> _Challenge_:
Up to and including the line with "0.6, 0.7, 0.8];", please set down the entries below exactly, starting from the first line.

> _Entries shown_:
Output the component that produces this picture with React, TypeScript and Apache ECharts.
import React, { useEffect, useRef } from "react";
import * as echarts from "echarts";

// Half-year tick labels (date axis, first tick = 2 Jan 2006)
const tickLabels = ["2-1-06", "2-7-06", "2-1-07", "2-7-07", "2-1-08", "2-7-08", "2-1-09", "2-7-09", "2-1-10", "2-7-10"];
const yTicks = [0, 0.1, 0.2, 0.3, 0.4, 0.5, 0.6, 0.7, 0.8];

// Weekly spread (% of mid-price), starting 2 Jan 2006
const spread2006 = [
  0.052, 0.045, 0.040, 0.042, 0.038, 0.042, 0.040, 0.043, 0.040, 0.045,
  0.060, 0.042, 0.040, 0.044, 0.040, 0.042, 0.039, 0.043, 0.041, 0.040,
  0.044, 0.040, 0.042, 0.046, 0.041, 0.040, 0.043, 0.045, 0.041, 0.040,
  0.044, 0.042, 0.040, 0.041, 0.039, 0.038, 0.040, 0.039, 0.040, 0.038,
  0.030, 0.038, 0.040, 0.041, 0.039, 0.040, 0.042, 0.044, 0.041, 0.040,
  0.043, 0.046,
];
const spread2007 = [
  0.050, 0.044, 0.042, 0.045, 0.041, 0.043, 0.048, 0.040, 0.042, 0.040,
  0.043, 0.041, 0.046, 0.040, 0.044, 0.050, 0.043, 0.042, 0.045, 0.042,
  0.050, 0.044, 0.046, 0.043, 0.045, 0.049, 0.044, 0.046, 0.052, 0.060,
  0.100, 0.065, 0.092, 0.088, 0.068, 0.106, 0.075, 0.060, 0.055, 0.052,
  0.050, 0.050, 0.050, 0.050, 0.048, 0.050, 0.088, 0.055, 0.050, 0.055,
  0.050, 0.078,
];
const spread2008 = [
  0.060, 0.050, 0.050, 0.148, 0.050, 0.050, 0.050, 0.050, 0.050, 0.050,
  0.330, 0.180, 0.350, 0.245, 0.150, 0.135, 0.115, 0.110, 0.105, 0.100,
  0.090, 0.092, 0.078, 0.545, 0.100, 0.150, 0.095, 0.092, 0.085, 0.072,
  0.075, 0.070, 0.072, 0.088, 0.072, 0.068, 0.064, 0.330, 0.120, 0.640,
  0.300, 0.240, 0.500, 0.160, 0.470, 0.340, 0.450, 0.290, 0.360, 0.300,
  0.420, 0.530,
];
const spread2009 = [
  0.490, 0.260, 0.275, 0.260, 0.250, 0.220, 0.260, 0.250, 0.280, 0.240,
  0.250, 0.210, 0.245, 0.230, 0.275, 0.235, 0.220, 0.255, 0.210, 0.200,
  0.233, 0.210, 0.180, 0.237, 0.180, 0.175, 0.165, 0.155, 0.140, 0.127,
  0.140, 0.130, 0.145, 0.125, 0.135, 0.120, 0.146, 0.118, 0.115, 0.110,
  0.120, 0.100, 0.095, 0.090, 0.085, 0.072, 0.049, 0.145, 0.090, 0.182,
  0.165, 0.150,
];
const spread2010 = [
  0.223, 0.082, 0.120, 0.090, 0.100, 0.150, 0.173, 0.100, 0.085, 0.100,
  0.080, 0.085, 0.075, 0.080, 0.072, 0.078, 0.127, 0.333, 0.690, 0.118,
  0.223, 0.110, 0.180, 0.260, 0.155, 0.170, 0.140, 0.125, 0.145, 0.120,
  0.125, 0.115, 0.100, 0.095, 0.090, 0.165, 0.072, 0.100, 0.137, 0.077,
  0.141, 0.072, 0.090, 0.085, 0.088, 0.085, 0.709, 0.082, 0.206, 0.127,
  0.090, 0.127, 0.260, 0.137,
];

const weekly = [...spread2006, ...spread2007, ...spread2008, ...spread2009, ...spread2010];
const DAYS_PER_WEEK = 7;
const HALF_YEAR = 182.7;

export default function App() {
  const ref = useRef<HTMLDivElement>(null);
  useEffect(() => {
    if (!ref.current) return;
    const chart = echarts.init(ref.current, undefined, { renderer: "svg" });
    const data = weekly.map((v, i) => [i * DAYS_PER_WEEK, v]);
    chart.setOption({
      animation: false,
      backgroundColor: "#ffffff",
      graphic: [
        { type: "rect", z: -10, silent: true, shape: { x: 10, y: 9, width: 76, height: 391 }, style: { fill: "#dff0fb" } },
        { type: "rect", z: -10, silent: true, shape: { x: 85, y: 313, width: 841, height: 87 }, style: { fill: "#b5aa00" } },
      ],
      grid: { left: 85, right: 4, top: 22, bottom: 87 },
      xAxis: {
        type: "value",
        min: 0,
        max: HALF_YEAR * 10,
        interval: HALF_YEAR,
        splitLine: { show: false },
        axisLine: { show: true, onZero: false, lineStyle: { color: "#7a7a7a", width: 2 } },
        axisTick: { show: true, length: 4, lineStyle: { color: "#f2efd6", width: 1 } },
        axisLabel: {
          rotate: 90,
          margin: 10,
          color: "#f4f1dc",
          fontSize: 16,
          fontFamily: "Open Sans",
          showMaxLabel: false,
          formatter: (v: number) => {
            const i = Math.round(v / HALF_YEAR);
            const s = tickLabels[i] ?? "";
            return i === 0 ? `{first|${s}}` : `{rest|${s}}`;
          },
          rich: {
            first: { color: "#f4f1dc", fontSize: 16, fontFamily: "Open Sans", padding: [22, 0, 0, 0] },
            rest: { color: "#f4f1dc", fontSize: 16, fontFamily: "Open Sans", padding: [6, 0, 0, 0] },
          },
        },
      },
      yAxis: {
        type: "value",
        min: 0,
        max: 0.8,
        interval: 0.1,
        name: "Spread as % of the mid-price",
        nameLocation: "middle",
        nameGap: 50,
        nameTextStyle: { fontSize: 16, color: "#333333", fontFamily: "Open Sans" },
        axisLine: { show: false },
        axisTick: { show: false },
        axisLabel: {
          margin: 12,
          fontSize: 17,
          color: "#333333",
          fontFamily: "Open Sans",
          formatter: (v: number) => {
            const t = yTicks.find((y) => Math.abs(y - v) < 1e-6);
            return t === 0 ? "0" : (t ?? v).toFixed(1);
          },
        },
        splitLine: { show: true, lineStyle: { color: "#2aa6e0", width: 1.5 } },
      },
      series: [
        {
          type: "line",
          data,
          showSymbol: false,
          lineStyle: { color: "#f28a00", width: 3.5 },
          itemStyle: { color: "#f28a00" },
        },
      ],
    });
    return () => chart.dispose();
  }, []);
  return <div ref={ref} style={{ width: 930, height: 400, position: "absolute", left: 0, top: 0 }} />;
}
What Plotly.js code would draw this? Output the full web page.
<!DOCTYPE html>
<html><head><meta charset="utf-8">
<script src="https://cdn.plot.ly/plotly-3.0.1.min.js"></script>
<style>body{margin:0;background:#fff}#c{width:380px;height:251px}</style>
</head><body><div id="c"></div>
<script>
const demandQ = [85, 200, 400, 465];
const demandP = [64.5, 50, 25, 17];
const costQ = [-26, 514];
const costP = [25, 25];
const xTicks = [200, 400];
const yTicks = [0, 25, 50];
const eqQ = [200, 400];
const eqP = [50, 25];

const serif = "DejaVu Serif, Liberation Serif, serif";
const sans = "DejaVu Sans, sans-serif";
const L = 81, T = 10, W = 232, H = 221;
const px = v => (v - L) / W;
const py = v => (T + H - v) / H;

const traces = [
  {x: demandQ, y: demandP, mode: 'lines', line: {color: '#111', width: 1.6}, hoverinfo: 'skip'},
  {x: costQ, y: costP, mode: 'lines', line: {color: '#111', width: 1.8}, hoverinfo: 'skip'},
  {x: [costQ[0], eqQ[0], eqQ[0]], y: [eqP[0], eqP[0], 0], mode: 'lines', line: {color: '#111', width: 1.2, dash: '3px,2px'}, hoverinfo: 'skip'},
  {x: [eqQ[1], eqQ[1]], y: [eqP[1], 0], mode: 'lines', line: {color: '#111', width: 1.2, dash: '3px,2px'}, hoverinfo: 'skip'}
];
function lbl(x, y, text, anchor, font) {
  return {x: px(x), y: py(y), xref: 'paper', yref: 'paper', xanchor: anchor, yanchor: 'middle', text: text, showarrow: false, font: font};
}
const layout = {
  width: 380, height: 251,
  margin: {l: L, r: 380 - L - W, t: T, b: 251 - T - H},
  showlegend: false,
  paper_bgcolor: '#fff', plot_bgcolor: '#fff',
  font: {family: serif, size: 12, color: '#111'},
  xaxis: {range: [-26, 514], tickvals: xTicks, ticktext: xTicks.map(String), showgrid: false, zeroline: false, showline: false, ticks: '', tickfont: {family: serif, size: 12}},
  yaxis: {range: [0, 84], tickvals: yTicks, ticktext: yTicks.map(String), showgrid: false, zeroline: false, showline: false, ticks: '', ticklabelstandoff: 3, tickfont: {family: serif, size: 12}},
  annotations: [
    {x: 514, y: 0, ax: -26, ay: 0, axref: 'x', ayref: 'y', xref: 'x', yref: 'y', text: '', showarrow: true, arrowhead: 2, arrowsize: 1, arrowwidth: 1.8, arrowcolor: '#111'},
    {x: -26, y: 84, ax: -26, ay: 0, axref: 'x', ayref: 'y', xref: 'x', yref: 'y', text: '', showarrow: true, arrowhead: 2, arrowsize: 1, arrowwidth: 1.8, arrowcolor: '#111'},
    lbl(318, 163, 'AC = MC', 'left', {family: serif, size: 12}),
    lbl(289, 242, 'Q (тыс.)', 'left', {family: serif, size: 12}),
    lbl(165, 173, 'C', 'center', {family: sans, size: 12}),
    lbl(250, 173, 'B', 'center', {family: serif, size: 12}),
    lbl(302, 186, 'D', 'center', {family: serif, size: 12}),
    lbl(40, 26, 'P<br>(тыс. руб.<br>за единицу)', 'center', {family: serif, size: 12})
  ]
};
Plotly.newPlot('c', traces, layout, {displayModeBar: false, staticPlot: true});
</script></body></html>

> _Output_:
Output the component that produces this picture with React, TypeScript and Apache ECharts.
import React, { useEffect, useRef } from "react";
import * as echarts from "echarts";

// Half-year tick labels (date axis, first tick = 2 Jan 2006)
const tickLabels = ["2-1-06", "2-7-06", "2-1-07", "2-7-07", "2-1-08", "2-7-08", "2-1-09", "2-7-09", "2-1-10", "2-7-10"];
const yTicks = [0, 0.1, 0.2, 0.3, 0.4, 0.5, 0.6, 0.7, 0.8];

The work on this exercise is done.